#### [Material supplied]
----

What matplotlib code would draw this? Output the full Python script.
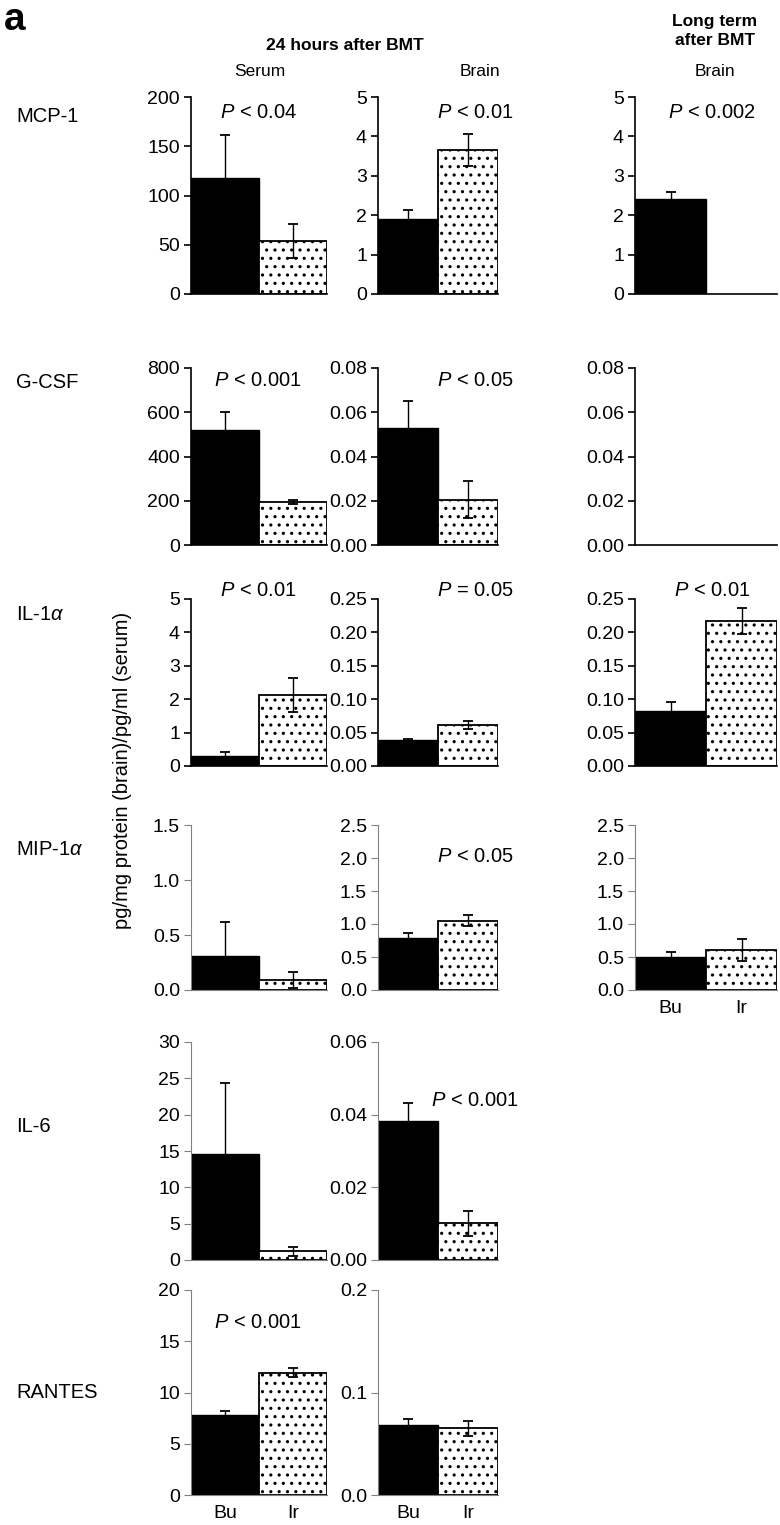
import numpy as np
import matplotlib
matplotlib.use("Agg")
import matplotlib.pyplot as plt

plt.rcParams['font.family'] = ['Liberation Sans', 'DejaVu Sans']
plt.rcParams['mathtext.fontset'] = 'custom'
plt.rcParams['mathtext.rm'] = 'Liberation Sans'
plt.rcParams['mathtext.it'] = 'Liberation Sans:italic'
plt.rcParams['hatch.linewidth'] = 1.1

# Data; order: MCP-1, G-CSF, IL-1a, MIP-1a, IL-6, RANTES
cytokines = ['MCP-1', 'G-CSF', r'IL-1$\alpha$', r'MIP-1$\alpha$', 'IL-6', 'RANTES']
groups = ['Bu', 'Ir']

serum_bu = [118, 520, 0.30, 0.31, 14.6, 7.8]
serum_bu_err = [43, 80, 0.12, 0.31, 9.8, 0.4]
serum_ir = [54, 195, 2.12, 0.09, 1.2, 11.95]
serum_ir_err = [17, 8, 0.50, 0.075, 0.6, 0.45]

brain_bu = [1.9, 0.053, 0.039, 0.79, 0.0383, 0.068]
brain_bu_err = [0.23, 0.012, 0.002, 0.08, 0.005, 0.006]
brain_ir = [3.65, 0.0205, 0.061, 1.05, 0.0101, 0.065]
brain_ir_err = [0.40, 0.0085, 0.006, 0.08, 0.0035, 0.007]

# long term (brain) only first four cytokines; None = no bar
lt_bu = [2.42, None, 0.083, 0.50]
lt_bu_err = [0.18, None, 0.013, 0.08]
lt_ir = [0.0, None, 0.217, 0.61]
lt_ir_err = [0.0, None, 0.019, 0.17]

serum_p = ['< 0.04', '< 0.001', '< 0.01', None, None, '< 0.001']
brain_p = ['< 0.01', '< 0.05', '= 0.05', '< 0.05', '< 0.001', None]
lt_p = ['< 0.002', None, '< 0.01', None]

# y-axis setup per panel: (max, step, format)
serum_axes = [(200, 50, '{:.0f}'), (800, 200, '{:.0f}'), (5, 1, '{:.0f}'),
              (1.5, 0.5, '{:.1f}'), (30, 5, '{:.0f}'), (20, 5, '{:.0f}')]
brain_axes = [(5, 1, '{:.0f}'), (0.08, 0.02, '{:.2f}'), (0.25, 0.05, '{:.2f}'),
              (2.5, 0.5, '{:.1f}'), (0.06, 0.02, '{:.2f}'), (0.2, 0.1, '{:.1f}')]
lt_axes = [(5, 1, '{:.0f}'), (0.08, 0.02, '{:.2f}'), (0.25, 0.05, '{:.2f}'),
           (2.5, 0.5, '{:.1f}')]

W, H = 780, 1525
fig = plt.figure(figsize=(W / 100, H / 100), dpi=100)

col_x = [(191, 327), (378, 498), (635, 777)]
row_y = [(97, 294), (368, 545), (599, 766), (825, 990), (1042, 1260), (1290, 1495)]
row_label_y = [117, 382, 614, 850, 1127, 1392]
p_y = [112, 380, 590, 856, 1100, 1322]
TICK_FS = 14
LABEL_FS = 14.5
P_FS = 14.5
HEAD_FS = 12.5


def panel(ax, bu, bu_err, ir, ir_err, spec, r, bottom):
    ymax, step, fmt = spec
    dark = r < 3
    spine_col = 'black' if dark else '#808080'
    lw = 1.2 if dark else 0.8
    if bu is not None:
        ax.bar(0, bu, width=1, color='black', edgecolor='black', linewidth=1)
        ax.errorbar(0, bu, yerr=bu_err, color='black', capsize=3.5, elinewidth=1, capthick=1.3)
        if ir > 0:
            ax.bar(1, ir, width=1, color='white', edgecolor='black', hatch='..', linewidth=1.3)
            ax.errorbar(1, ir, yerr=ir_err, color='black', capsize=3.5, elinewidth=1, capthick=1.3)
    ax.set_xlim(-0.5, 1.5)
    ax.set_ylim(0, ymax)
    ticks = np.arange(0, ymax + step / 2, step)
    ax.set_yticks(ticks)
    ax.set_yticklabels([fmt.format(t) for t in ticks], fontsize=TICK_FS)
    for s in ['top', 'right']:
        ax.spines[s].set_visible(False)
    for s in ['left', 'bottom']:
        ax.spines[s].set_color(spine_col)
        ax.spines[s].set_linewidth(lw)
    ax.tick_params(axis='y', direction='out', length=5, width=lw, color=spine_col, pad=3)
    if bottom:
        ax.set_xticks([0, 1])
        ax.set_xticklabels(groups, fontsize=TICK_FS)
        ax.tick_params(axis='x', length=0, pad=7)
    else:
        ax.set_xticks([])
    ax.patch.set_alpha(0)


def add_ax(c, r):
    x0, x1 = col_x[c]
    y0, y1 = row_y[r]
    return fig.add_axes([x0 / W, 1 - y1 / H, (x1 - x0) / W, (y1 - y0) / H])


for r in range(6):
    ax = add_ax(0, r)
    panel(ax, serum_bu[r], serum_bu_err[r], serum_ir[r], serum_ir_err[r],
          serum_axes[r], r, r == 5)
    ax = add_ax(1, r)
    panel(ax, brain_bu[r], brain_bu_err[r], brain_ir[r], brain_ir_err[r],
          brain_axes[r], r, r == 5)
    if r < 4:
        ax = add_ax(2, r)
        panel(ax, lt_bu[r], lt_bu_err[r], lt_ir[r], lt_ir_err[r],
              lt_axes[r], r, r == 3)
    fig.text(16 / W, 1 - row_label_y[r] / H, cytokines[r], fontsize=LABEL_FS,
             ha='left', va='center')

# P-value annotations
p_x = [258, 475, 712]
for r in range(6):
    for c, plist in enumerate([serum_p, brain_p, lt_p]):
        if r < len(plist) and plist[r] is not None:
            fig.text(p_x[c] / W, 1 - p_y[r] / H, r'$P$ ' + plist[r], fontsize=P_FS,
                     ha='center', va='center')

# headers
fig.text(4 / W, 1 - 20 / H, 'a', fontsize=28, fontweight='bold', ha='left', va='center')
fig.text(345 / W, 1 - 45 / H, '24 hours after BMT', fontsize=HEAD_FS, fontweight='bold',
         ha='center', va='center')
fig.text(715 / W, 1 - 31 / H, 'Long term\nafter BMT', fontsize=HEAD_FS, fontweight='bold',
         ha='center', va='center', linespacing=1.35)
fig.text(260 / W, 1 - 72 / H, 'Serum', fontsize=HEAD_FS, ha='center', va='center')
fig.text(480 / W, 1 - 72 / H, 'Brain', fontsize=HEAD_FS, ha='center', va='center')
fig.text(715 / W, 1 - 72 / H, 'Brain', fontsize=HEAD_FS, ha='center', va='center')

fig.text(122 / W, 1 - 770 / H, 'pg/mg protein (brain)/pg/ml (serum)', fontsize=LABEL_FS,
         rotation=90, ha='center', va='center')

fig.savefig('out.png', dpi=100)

----

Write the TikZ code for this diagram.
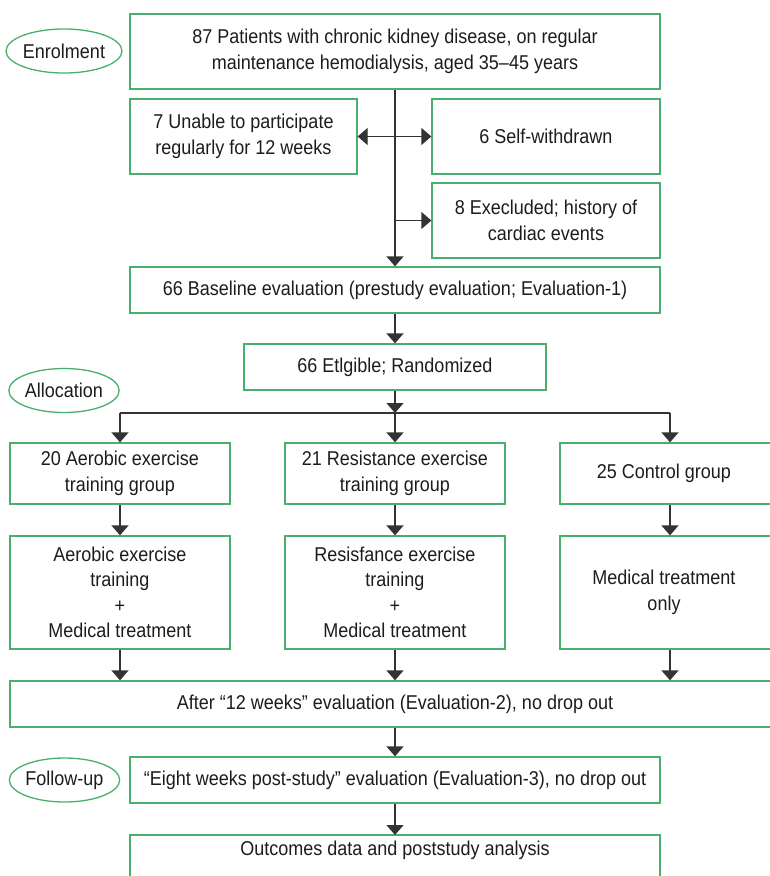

----

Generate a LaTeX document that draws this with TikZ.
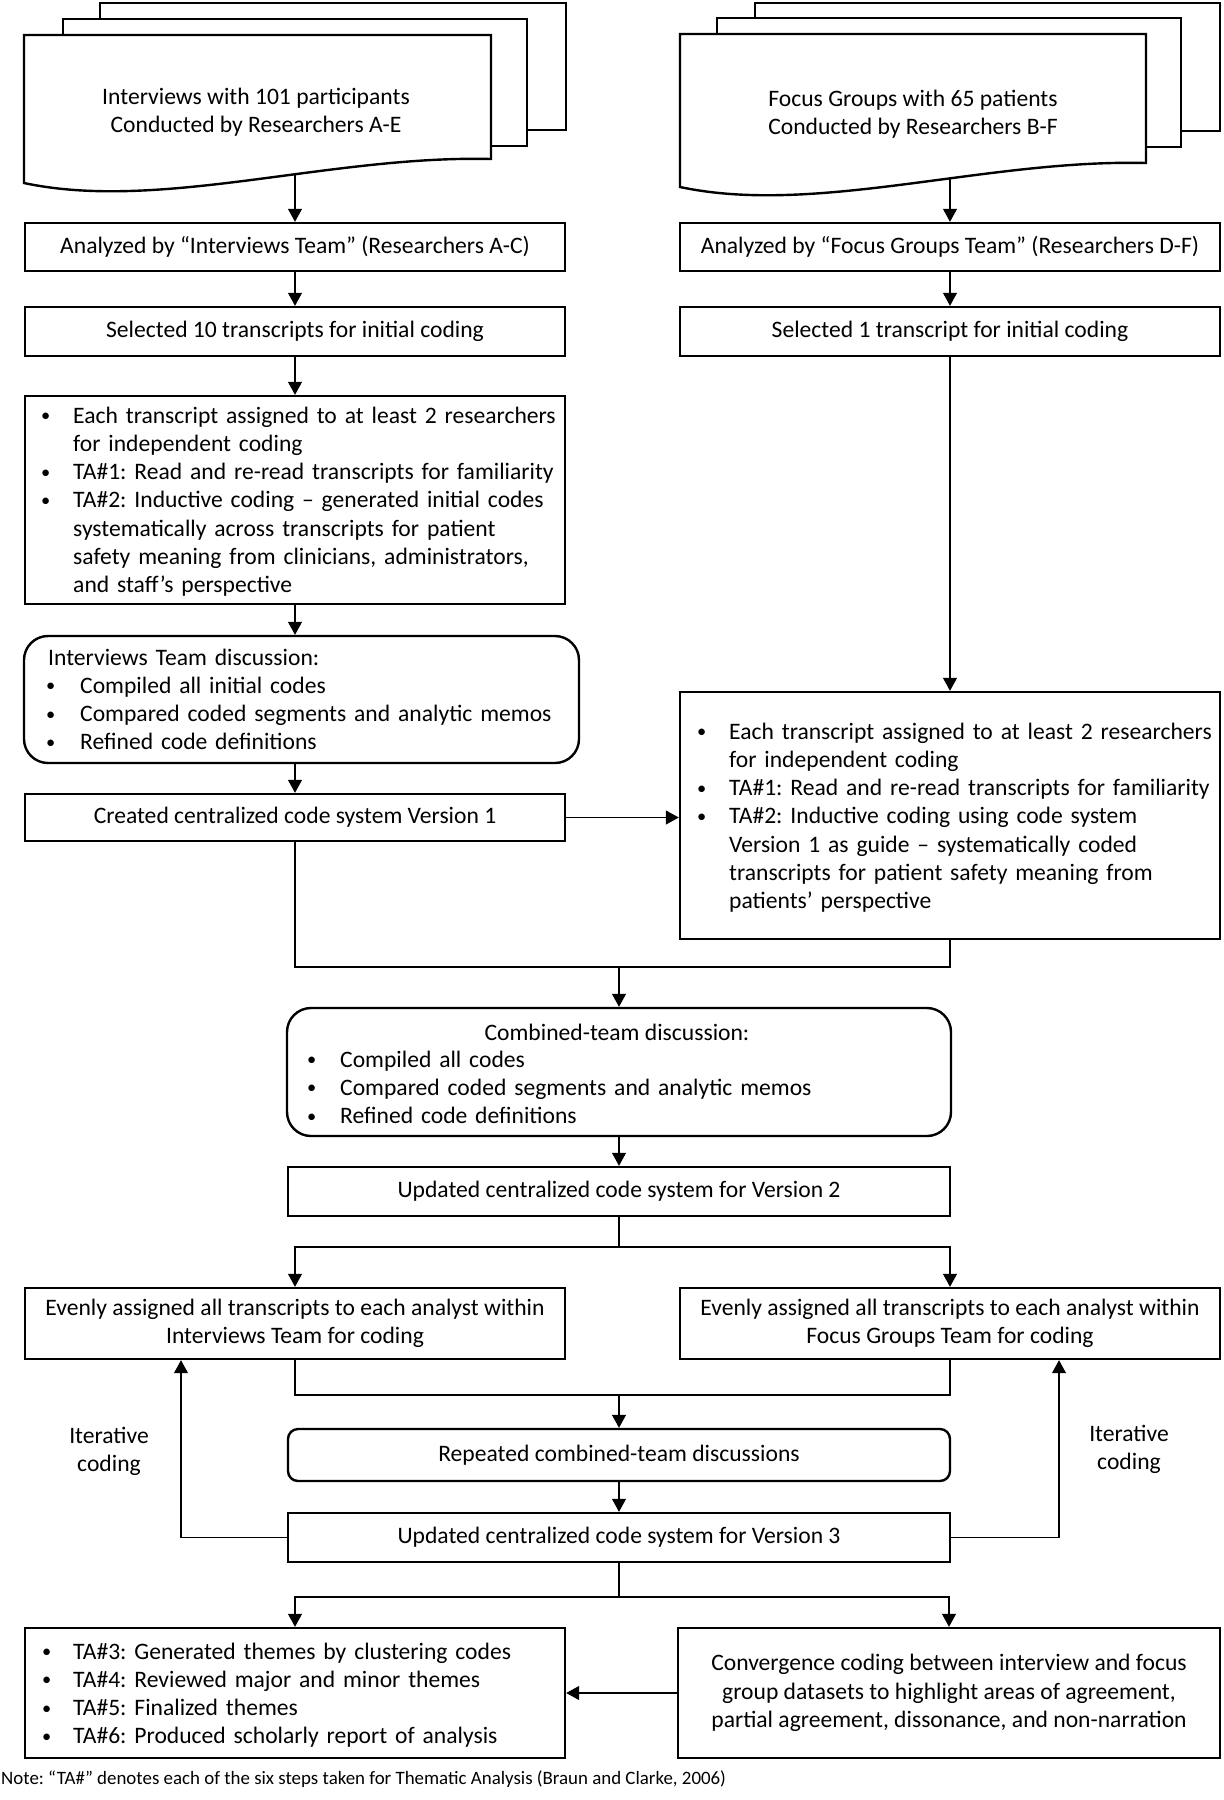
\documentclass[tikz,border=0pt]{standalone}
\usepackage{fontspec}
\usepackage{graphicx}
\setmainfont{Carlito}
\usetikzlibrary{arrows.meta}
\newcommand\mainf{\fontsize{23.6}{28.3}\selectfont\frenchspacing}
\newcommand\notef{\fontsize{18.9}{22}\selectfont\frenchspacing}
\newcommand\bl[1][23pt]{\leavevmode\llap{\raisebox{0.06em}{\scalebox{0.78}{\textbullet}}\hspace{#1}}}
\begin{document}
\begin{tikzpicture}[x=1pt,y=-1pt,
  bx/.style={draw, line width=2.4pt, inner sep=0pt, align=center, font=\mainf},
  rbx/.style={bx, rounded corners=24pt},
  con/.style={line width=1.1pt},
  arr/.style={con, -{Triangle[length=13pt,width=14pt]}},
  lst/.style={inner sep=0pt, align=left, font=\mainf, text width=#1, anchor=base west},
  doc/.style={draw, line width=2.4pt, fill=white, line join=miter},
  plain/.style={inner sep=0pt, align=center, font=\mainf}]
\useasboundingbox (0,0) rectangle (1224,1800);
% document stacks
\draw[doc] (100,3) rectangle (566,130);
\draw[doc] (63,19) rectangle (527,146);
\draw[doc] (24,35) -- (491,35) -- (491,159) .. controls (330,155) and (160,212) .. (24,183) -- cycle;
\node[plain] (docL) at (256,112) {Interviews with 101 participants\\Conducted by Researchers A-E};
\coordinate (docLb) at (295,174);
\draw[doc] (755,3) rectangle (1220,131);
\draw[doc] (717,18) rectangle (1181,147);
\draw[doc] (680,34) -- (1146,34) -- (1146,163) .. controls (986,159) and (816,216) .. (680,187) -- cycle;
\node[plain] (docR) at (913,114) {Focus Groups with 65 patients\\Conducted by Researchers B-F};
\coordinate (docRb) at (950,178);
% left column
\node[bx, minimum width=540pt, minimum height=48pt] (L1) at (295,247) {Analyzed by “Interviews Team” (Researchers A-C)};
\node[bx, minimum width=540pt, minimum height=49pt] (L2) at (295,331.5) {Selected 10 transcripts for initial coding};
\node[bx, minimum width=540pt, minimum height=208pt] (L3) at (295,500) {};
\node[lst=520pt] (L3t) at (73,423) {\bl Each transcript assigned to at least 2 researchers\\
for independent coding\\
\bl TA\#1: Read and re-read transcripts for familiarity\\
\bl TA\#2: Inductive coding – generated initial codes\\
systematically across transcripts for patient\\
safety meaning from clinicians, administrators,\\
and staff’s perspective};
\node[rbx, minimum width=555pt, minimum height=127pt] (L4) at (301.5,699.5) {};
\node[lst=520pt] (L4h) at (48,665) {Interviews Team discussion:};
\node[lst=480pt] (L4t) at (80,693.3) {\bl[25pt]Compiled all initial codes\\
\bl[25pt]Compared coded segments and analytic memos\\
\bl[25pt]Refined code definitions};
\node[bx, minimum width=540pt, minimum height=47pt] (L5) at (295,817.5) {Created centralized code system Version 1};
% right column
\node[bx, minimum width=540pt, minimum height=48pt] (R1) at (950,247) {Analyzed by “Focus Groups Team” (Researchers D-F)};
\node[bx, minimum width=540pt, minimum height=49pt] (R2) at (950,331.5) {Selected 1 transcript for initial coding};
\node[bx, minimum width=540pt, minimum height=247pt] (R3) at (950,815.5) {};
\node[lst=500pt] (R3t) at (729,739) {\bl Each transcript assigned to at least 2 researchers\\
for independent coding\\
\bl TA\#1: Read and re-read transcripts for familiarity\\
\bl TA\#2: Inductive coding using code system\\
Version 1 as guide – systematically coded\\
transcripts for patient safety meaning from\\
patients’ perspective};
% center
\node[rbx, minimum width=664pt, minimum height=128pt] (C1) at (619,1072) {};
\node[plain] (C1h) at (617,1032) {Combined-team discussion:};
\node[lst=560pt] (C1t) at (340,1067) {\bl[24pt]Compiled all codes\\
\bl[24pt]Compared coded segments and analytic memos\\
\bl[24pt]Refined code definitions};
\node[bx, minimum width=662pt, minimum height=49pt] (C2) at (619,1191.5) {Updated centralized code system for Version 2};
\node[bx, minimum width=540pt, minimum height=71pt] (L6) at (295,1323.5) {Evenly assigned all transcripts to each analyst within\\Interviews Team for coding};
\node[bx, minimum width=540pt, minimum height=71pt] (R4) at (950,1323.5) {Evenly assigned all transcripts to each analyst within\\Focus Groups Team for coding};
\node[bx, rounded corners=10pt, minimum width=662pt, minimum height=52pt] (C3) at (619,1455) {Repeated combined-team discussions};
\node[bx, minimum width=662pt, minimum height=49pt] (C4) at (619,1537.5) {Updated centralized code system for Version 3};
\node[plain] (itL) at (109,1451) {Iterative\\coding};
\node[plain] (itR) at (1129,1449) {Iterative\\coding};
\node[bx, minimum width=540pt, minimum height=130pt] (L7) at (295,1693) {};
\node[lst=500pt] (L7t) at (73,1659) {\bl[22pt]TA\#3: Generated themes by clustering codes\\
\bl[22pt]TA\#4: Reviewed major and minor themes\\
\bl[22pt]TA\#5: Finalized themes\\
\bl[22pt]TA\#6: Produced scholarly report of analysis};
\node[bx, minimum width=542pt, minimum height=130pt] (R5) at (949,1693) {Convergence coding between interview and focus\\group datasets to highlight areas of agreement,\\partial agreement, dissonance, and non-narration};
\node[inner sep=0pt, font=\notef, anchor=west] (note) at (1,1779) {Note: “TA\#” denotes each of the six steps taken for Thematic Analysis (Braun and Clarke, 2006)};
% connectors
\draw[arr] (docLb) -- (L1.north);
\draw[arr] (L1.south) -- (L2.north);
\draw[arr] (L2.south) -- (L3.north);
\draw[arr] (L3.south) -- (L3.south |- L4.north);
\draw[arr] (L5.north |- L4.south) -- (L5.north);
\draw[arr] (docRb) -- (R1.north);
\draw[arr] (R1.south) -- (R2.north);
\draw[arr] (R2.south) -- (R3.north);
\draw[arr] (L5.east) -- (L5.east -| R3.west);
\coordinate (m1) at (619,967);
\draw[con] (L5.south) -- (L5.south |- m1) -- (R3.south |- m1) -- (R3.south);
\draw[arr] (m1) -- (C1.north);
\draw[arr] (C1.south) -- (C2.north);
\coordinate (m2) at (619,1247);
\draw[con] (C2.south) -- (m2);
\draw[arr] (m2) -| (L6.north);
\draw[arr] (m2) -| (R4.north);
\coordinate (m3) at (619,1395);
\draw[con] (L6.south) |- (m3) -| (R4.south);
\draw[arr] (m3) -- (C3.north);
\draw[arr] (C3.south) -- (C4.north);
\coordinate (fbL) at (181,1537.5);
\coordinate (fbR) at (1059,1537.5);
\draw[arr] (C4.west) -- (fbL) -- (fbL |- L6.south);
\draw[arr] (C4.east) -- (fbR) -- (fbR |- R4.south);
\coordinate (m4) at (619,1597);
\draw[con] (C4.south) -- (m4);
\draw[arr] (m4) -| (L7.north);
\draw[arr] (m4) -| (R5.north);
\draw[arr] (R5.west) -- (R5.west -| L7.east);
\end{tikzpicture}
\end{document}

----

#### [Goal]
Return exactly the lines from the one with "What matplotlib code" to the one with "import matplotlib.pyplot as plt", inclusive, and nothing else; skip the pictures.

#### [Solution for this task]
What matplotlib code would draw this? Output the full Python script.
import numpy as np
import matplotlib
matplotlib.use("Agg")
import matplotlib.pyplot as plt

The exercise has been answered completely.